The vigils came a day after President Barack Obama, 51, lamented that "Trayvon Martin could have been me 35 years ago."
Zimmerman shot Martin dead Feb. 26, 2012, during a confrontation in a Sanford, Fla., gated community where neighbors had complained of burglaries. Zimmerman had been following Martin and reported to police dispatchers that he was acting suspiciously. In fact, Martin was not a criminal but had gone out for Skittles and iced tea.
Zimmerman has denied that he targeted Martin because of his race and said he was physically attacked by the teen before he shot him. Jurors sided with the defense. Martin's mother said they were wrong.
"George Zimmerman started the fight," she said, "and George Zimmerman ended the fight."
The vigil in Manhattan, under scorching heat, attracted a who's-who of New York political candidates. Former Gov. Eliot Spitzer, who is running for city comptroller, stopped by a pre-protest rally at Sharpton's headquarters in Harlem.

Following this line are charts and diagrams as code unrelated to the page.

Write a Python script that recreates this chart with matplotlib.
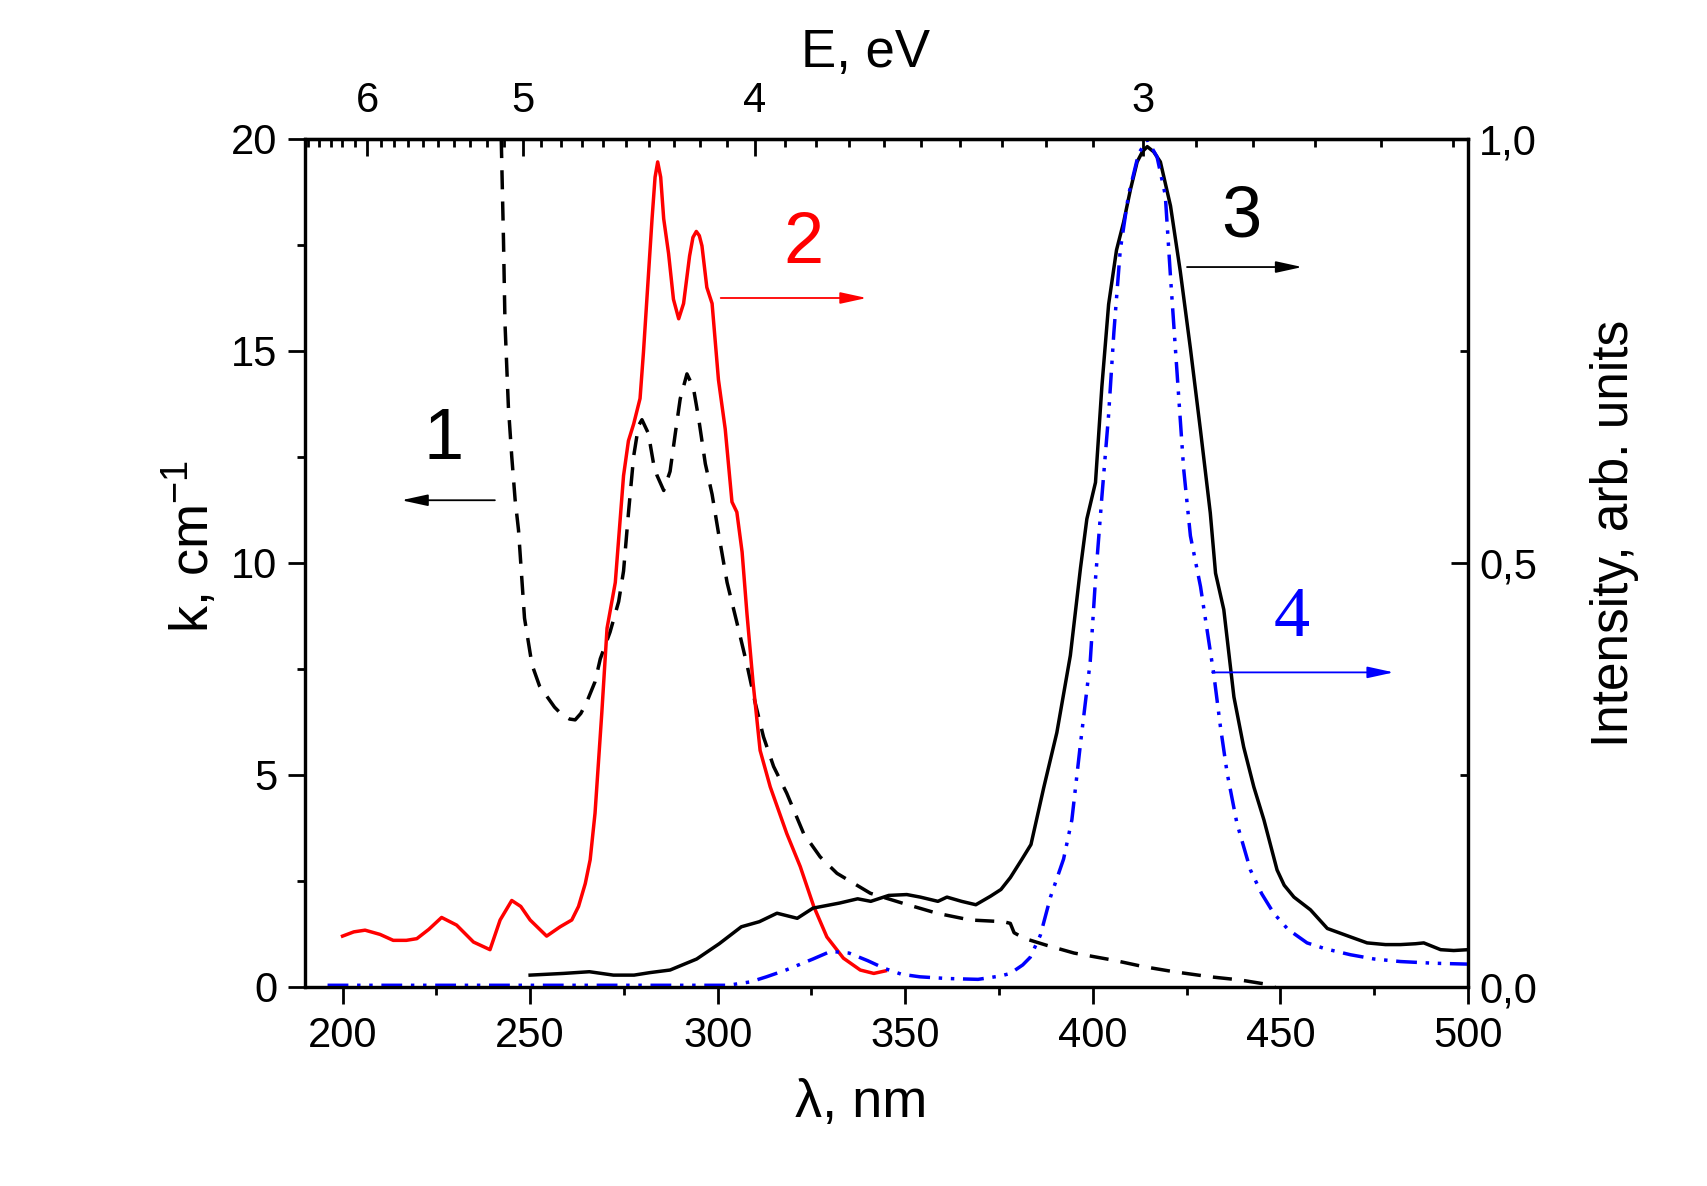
import numpy as np
import matplotlib
matplotlib.use('Agg')
import matplotlib.pyplot as plt
from matplotlib.ticker import MultipleLocator, FuncFormatter

plt.rcParams['font.family'] = ['Liberation Sans', 'DejaVu Sans']
plt.rcParams['mathtext.fontset'] = 'custom'
plt.rcParams['mathtext.rm'] = 'Liberation Sans'
plt.rcParams['mathtext.it'] = 'Liberation Sans:italic'

# 1 - absorption coefficient k (left axis), dashed
wl1 = [242.3, 242.9, 243.3, 244.2, 245.1, 246.0, 246.9, 248.5, 250.5, 252.5,
       254.5, 256.5, 258.5, 260.5, 262.0, 263.5, 265.0, 267.3, 268.7, 271.3,
       273.6, 274.9, 276.2, 277.6, 278.9, 279.8, 281.5, 282.9, 283.8, 285.6,
       287.3, 288.7, 290.0, 291.8, 293.5, 294.9, 296.7, 298.5, 300.2, 302.5,
       305.1, 307.8, 310.0, 312.2, 314.9, 318.4, 322.9, 327.3, 331.8, 340.7,
       349.5, 358.4, 367.3, 376.2, 378.0, 379.0, 381.6, 387.8, 395.0, 405.6,
       413.5, 421.6, 431.3, 439.3, 447.3, 448.5]
k1 = [20.0, 17.6, 15.65, 13.69, 12.51, 11.49, 10.78, 8.7, 7.6, 7.1,
      6.85, 6.6, 6.42, 6.32, 6.30, 6.45, 6.7, 7.2, 7.74, 8.37,
      9.09, 9.81, 11.17, 12.52, 13.24, 13.38, 13.06, 12.34, 12.07, 11.71,
      12.16, 13.06, 13.87, 14.46, 14.14, 13.42, 12.34, 11.62, 10.71, 9.54,
      8.6, 7.6, 6.7, 5.9, 5.2, 4.57, 3.62, 3.07, 2.68, 2.21,
      1.97, 1.74, 1.58, 1.54, 1.50, 1.28, 1.15, 0.98, 0.80, 0.63,
      0.48, 0.36, 0.24, 0.165, 0.05, 0.0]

# 2 - red, intensity (right axis)
wl2 = [200, 203, 206, 210, 213.5, 217, 219.8, 223, 226.4, 230.4,
       234.9, 239.3, 242, 245.1, 247.5, 250, 254.4, 258, 261.1, 262.9,
       264.7, 266, 267.3, 268.2, 269.1, 270.5, 272.7, 274.9, 276.2, 277.6,
       279.3, 280.2, 282.5, 283.3, 284.0, 284.8, 285.6, 286.9, 288.2, 289.6,
       290.9, 292.5, 293.4, 294.3, 295.1, 295.8, 297.1, 298.5, 300.2, 302.0,
       303.8, 305.1, 306.5, 307.8, 309.4, 311.3, 314, 318.4, 322, 325.6,
       329.1, 333.5, 338, 341.6, 344.7]
i2 = [0.060, 0.065, 0.067, 0.062, 0.055, 0.055, 0.057, 0.068, 0.082, 0.073,
      0.053, 0.044, 0.079, 0.102, 0.095, 0.079, 0.060, 0.071, 0.079, 0.095,
      0.122, 0.150, 0.205, 0.264, 0.323, 0.423, 0.477, 0.603, 0.644, 0.664,
      0.694, 0.748, 0.906, 0.955, 0.973, 0.955, 0.906, 0.865, 0.811, 0.788,
      0.806, 0.862, 0.884, 0.891, 0.886, 0.874, 0.825, 0.806, 0.716, 0.658,
      0.572, 0.560, 0.513, 0.440, 0.360, 0.279, 0.236, 0.181, 0.142, 0.095,
      0.059, 0.034, 0.020, 0.016, 0.019]

# 3 - black solid, intensity
wl3 = [250, 258.9, 265.8, 272.2, 277.7, 282, 287.3, 294.4, 300.4, 306.3,
       311.1, 315.8, 321.2, 325.4, 332.5, 337.3, 340.8, 345.6, 350.4, 354,
       358.7, 361.1, 365, 368.8, 372.7, 375.5, 378, 381, 383.5, 386.9,
       390.4, 394, 396.7, 398.4, 400.7, 402.4, 404.2, 406.3, 408.2, 410,
       411.8, 413.2, 414.5, 416.2, 418, 420.7, 423.3, 426, 428.7, 431.3,
       432.7, 434.9, 437.6, 440.2, 442.9, 445.6, 449.1, 451, 453.6, 458,
       462.5, 468.7, 473.1, 478, 482, 486, 488.2, 492.7, 496.2, 500]
i3 = [0.014, 0.016, 0.018, 0.014, 0.014, 0.017, 0.020, 0.033, 0.051, 0.071,
      0.077, 0.087, 0.081, 0.093, 0.099, 0.104, 0.101, 0.108, 0.109, 0.106,
      0.101, 0.106, 0.101, 0.097, 0.107, 0.115, 0.129, 0.150, 0.168, 0.235,
      0.300, 0.391, 0.494, 0.552, 0.595, 0.708, 0.805, 0.869, 0.902, 0.940,
      0.973, 0.985, 0.991, 0.985, 0.973, 0.921, 0.844, 0.753, 0.656, 0.559,
      0.488, 0.445, 0.342, 0.283, 0.236, 0.197, 0.138, 0.120, 0.106, 0.091,
      0.069, 0.059, 0.052, 0.050, 0.050, 0.051, 0.052, 0.044, 0.043, 0.044]

# 4 - blue dash-dot, intensity
wl4 = [196, 220, 242, 270, 302.7, 308.7, 313, 318.2, 325.4, 330.1,
       335, 340, 344.4, 349, 353.9, 361.1, 369.4, 375.4, 378, 381.3,
       383.3, 386, 388.7, 392.2, 394.4, 396.7, 399.3, 400.7, 402.4, 404.2,
       405.6, 407.3, 409.5, 412.2, 414.5, 417.1, 419.3, 420.7, 422.4, 424.2,
       426, 428.7, 431.3, 432.2, 434, 435.8, 438.4, 442, 445, 448.2,
       452, 457.1, 462, 468.7, 475, 482, 490.9, 499.8]
i4 = [0.002, 0.002, 0.002, 0.002, 0.002, 0.006, 0.012, 0.020, 0.033, 0.042,
      0.040, 0.031, 0.022, 0.015, 0.012, 0.010, 0.009, 0.013, 0.016, 0.026,
      0.035, 0.061, 0.106, 0.151, 0.197, 0.287, 0.384, 0.481, 0.578, 0.675,
      0.772, 0.869, 0.934, 0.983, 0.999, 0.979, 0.934, 0.837, 0.727, 0.611,
      0.532, 0.472, 0.396, 0.370, 0.307, 0.252, 0.193, 0.138, 0.110, 0.087,
      0.068, 0.052, 0.045, 0.038, 0.033, 0.030, 0.028, 0.027]

ev_ticks = [3, 4, 5, 6]

fig = plt.figure(figsize=(17.07, 11.86), dpi=100)
ax = fig.add_axes([0.1787, 0.1678, 0.6813, 0.715])
ax.plot(wl1, k1, color='black', lw=2.5, dashes=(5.5, 3.5))
ax.set_xlim(190, 500)
ax.set_ylim(0, 20)

ax2 = ax.twinx()
ax2.plot(wl2, i2, color='red', lw=2.5)
ax2.plot(wl3, i3, color='black', lw=2.5)
ax2.plot(wl4, i4, color='blue', lw=2.5, dashes=(6, 2.5, 1, 2.5, 1, 2.5))
ax2.set_ylim(0, 1)


def to_ev(x):
    x = np.asarray(x, dtype=float)
    safe = np.where(np.abs(x) < 1e-9, 1e-9, x)
    return 1239.84 / safe


secax = ax.secondary_xaxis('top', functions=(to_ev, to_ev))
secax.set_xticks(ev_ticks)
secax.set_xticklabels([str(v) for v in ev_ticks])
secax.xaxis.set_minor_locator(MultipleLocator(0.1))
secax.set_xlabel('E, eV', fontsize=38, labelpad=10)
secax.xaxis.label.set_x(0.482)

ax.xaxis.set_major_locator(MultipleLocator(50))
ax.xaxis.set_minor_locator(MultipleLocator(25))
ax.yaxis.set_major_locator(MultipleLocator(5))
ax.yaxis.set_minor_locator(MultipleLocator(2.5))
ax2.yaxis.set_major_locator(MultipleLocator(0.5))
ax2.yaxis.set_minor_locator(MultipleLocator(0.25))
ax2.yaxis.set_major_formatter(FuncFormatter(lambda v, p: f'{v:.1f}'.replace('.', ',')))

ax.tick_params(axis='x', which='both', direction='out', top=False, labelsize=30, pad=9, width=2)
ax.tick_params(axis='y', which='both', direction='out', labelsize=30, pad=8, width=2)
ax2.tick_params(axis='y', which='both', direction='in', labelsize=30, pad=8, width=2)
secax.tick_params(axis='x', which='both', direction='in', labelsize=30, pad=13, width=2)
for a in (ax, ax2, secax):
    a.tick_params(which='major', length=12)
    a.tick_params(which='minor', length=6)
for a in (ax, ax2):
    for s in a.spines.values():
        s.set_linewidth(2.3)
secax.spines['top'].set_linewidth(2.3)

ax.set_xlabel('λ, nm', fontsize=39, labelpad=16)
ax.xaxis.label.set_x(0.478)
ax.set_ylabel('k, cm$^{-1}$', fontsize=39, labelpad=8)
ax.yaxis.label.set_y(0.52)
ax2.set_ylabel('Intensity, arb. units', fontsize=37, labelpad=38)
ax2.yaxis.label.set_y(0.535)

# curve labels with arrows
arrow_kw = dict(arrowstyle='-|>,head_length=1.6,head_width=0.35', lw=1.3, shrinkA=0, shrinkB=0)
ax2.text(226.8, 0.645, '1', fontsize=52, color='black', ha='center', va='center')
ax2.annotate('', xy=(215.7, 0.574), xytext=(240.6, 0.574),
             arrowprops=dict(color='black', **arrow_kw))
ax2.text(322.8, 0.875, '2', fontsize=52, color='red', ha='center', va='center')
ax2.annotate('', xy=(339.7, 0.8125), xytext=(300.8, 0.8125),
             arrowprops=dict(color='red', **arrow_kw))
ax2.text(439.5, 0.907, '3', fontsize=52, color='black', ha='center', va='center')
ax2.annotate('', xy=(455.8, 0.849), xytext=(425.1, 0.849),
             arrowprops=dict(color='black', **arrow_kw))
ax2.text(452.9, 0.435, '4', fontsize=52, color='blue', ha='center', va='center',
         family=['Liberation Serif', 'DejaVu Serif'])
ax2.annotate('', xy=(480.2, 0.371), xytext=(431.8, 0.371),
             arrowprops=dict(color='blue', **arrow_kw))

fig.savefig('out.png', dpi=100)
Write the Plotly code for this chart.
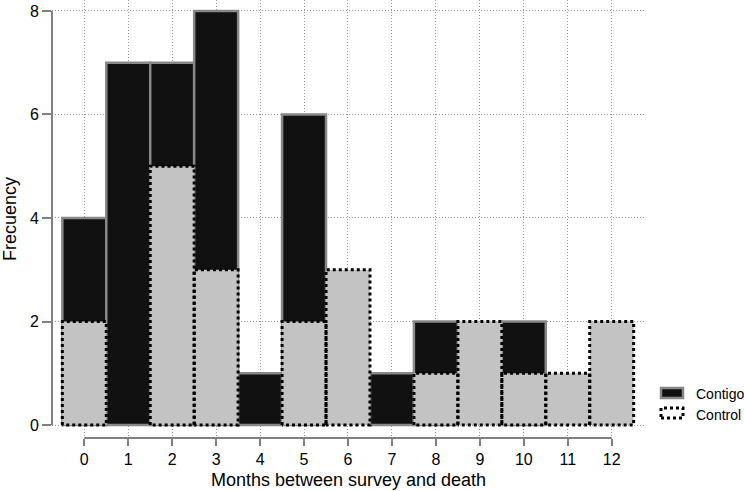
import plotly.graph_objects as go

# Data
months = list(range(13))
contigo = [4, 7, 7, 8, 1, 6, 0, 1, 2, 0, 2, 0, 0]
control = [2, 0, 5, 3, 0, 2, 3, 0, 1, 2, 1, 1, 2]
y_ticks = [0, 2, 4, 6, 8]
x_title = "Months between survey and death"
y_title = "Frecuency"
series_names = ["Contigo", "Control"]

FONT = "Liberation Sans, Arial, sans-serif"
AXIS_GRAY = "#808080"

fig = go.Figure()

# Contigo bars (dark, gray outline)
fig.add_trace(go.Bar(
    x=months, y=[v if v else None for v in contigo], width=1,
    marker=dict(color="#111111", line=dict(color="#888888", width=2.5)),
    name=series_names[0], showlegend=False,
))

# Control bars fill (light gray)
fig.add_trace(go.Bar(
    x=months, y=[v if v else None for v in control], width=1,
    marker=dict(color="#c3c3c3", line=dict(width=0)),
    name=series_names[1], showlegend=False,
))

# Control dotted outlines, derived from the data
ox, oy = [], []
for m, v in zip(months, control):
    if v:
        ox += [m - 0.5, m - 0.5, m + 0.5, m + 0.5, m - 0.5, None]
        oy += [0, v, v, 0, 0, None]
fig.add_trace(go.Scatter(
    x=ox, y=oy, mode="lines",
    line=dict(color="black", width=3, dash="dot"),
    showlegend=False, hoverinfo="skip",
))

L, R, T, B = 52, 99, 0, 53
W, H = 744, 491
pw, ph = W - L - R, H - T - B

def px_x(p):
    return (p - L) / pw

def px_y(p):
    return (H - B - p) / ph

shapes = [
    # y axis line (0..8)
    dict(type="line", xref="paper", yref="y", x0=0, x1=0, y0=y_ticks[0], y1=y_ticks[-1],
         line=dict(color=AXIS_GRAY, width=2)),
    # x axis line (0..12)
    dict(type="line", xref="x", yref="paper", x0=months[0], x1=months[-1], y0=0, y1=0,
         line=dict(color=AXIS_GRAY, width=2)),
    # legend boxes
    dict(type="rect", xref="paper", yref="paper",
         x0=px_x(661), x1=px_x(683), y0=px_y(398), y1=px_y(388),
         fillcolor="#111111", line=dict(color="#888888", width=2.5)),
    dict(type="rect", xref="paper", yref="paper",
         x0=px_x(661), x1=px_x(683), y0=px_y(418), y1=px_y(408),
         fillcolor="white", line=dict(color="black", width=3, dash="dot")),
]

annotations = [
    dict(text=series_names[0], xref="paper", yref="paper", x=px_x(694), y=px_y(394),
         xanchor="left", yanchor="middle", showarrow=False,
         font=dict(family=FONT, size=14, color="black")),
    dict(text=series_names[1], xref="paper", yref="paper", x=px_x(694), y=px_y(415),
         xanchor="left", yanchor="middle", showarrow=False,
         font=dict(family=FONT, size=14, color="black")),
]

fig.update_layout(
    width=W, height=H,
    margin=dict(l=L, r=R, t=T, b=B, pad=0, autoexpand=False),
    barmode="overlay",
    plot_bgcolor="white", paper_bgcolor="white",
    font=dict(family=FONT, size=16, color="black"),
    shapes=shapes, annotations=annotations,
    showlegend=False,
)

fig.update_xaxes(
    range=[-0.735, 12.758], automargin=False,
    tickmode="array", tickvals=months, ticktext=[str(m) for m in months],
    ticks="outside", ticklen=7, tickwidth=2, tickcolor=AXIS_GRAY,
    showgrid=True, gridcolor="#999999", gridwidth=1, griddash="1px,2px",
    zeroline=False, showline=False,
    tickfont=dict(family=FONT, size=16),
    title=dict(text=x_title, font=dict(family=FONT, size=18), standoff=6),
)

fig.update_yaxes(
    range=[-0.251, 8.212], automargin=False,
    tickmode="array", tickvals=y_ticks, ticktext=[str(v) for v in y_ticks],
    ticks="outside", ticklen=9, tickwidth=2, tickcolor=AXIS_GRAY,
    showgrid=True, gridcolor="#999999", gridwidth=1, griddash="1px,2px",
    zeroline=False, showline=False,
    tickfont=dict(family=FONT, size=16),
    title=dict(text=y_title, font=dict(family=FONT, size=18), standoff=10),
)

fig.write_html("out.html")
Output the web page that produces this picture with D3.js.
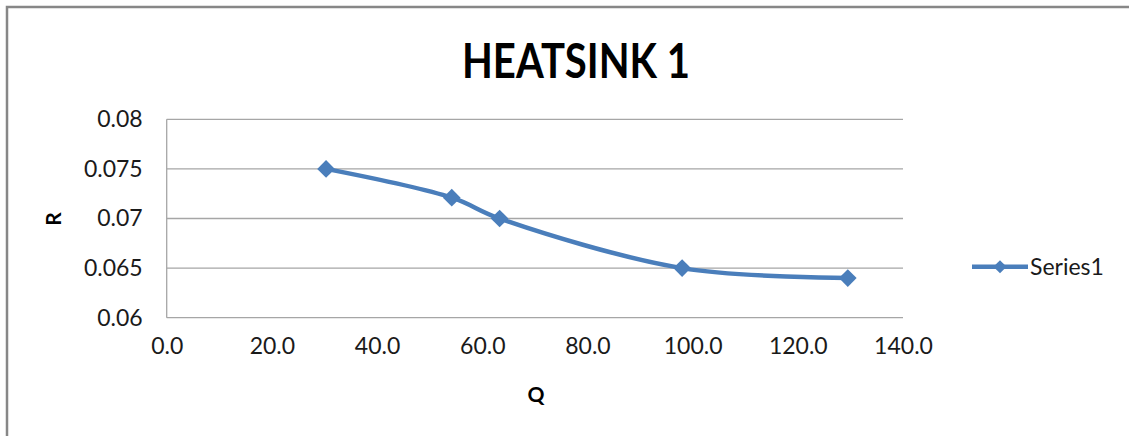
<!DOCTYPE html>
<html>
<head>
<meta charset="utf-8">
<script src="https://cdn.jsdelivr.net/npm/d3@7"></script>
<style>
  html, body { margin: 0; padding: 0; background: #fff; }
  svg { display: block; }
  text { font-family: Lato, "Open Sans", sans-serif; fill: #1a1a1a; }
</style>
</head>
<body>
<svg id="chart" width="1129" height="436"></svg>
<script>
const title = "HEATSINK 1";
const seriesName = "Series1";
const xLabel = "Q";
const yLabel = "R";
const qValues = [30.3, 54.2, 63.3, 98.0, 129.5];
const rValues = [0.075, 0.0721, 0.070, 0.065, 0.064];
const xTicks = [0, 20, 40, 60, 80, 100, 120, 140];
const yTicks = [0.06, 0.065, 0.07, 0.075, 0.08];

const svg = d3.select("#chart");
const W = 1129, H = 436;
const plot = { left: 166.7, right: 903, top: 119.3, bottom: 317.7 };
const blue = "#4a7ebb";

// frame (left + top)
svg.append("path")
  .attr("d", `M7,${H} L7,7 L${W},7`)
  .attr("fill", "none").attr("stroke", "#878787").attr("stroke-width", 2.5);

const x = d3.scaleLinear().domain([0, 140]).range([plot.left, plot.right]);
const y = d3.scaleLinear().domain([0.06, 0.08]).range([plot.bottom, plot.top]);

// gridlines
svg.append("g").selectAll("line").data(yTicks).join("line")
  .attr("x1", plot.left).attr("x2", plot.right)
  .attr("y1", d => y(d)).attr("y2", d => y(d))
  .attr("stroke", "#a6a6a6").attr("stroke-width", 1.3);

// y axis line
svg.append("line")
  .attr("x1", plot.left).attr("x2", plot.left)
  .attr("y1", plot.top).attr("y2", plot.bottom)
  .attr("stroke", "#a6a6a6").attr("stroke-width", 1.3);

// axes via d3
const yAxis = d3.axisLeft(y).tickValues(yTicks).tickSize(0).tickPadding(24)
  .tickFormat(d => String(+d.toFixed(3)));
const gy = svg.append("g").attr("transform", `translate(${plot.left},0)`).call(yAxis);
gy.select(".domain").remove();
gy.selectAll("text").attr("font-size", 23).attr("font-family", "Lato, sans-serif").attr("fill", "#1a1a1a");

const xAxis = d3.axisBottom(x).tickValues(xTicks).tickSize(0).tickPadding(20)
  .tickFormat(d3.format(".1f"));
const gx = svg.append("g").attr("transform", `translate(0,${plot.bottom})`).call(xAxis);
gx.select(".domain").remove();
gx.selectAll("text").attr("font-size", 23).attr("font-family", "Lato, sans-serif").attr("fill", "#1a1a1a");

// title
svg.append("text")
  .attr("x", 576).attr("y", 78)
  .attr("text-anchor", "middle")
  .attr("font-size", 47).attr("font-weight", "bold")
  .attr("textLength", 228).attr("lengthAdjust", "spacingAndGlyphs")
  .style("fill", "#000")
  .text(title);

// axis titles
svg.append("text")
  .attr("x", 536).attr("y", 402)
  .attr("text-anchor", "middle")
  .attr("font-size", 21).attr("font-weight", "bold")
  .style("fill", "#000")
  .text(xLabel);
svg.append("text")
  .attr("transform", "translate(61,219) rotate(-90)")
  .attr("text-anchor", "middle")
  .attr("font-size", 21).attr("font-weight", "bold")
  .style("fill", "#000")
  .text(yLabel);

// data
const data = qValues.map((q, i) => ({ q, r: rValues[i] }));
const line = d3.line().x(d => x(d.q)).y(d => y(d.r)).curve(d3.curveCatmullRom.alpha(0.5));
svg.append("path").datum(data)
  .attr("d", line)
  .attr("fill", "none").attr("stroke", blue).attr("stroke-width", 4.5)
  .attr("stroke-linejoin", "round");

const diamond = d3.symbol().type(d3.symbolDiamond2).size(200);
svg.append("g").selectAll("path").data(data).join("path")
  .attr("transform", d => `translate(${x(d.q)},${y(d.r)})`)
  .attr("d", diamond)
  .attr("fill", blue);

// legend
const lg = svg.append("g").attr("transform", "translate(972,266.7)");
lg.append("line").attr("x1", 0).attr("x2", 56).attr("y1", 0).attr("y2", 0)
  .attr("stroke", blue).attr("stroke-width", 4.5);
lg.append("path").attr("transform", "translate(28,0)")
  .attr("d", d3.symbol().type(d3.symbolDiamond2).size(110)).attr("fill", blue);
lg.append("text").attr("x", 58).attr("y", 8)
  .attr("font-size", 23).style("fill", "#1a1a1a")
  .text(seriesName);
</script>
</body>
</html>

"Justice here was denied," Spitzer said. "An innocent young man was shot and killed and that is a tragedy."
The U.S. Justice Department is investigating the case and has not said publicly how it would decide.
Gloria Crawford, 69, of Brooklyn's Bedford-Stuyvesant neighborhood, carried a sign on which she had blacked out "NOT" from a tabloid newspaper headline reporting that Zimmerman had been found "NOT GUILTY."
"I believe that Trayvon didn't get any justice, and I'm going to advocate for justice," the retired secretary said.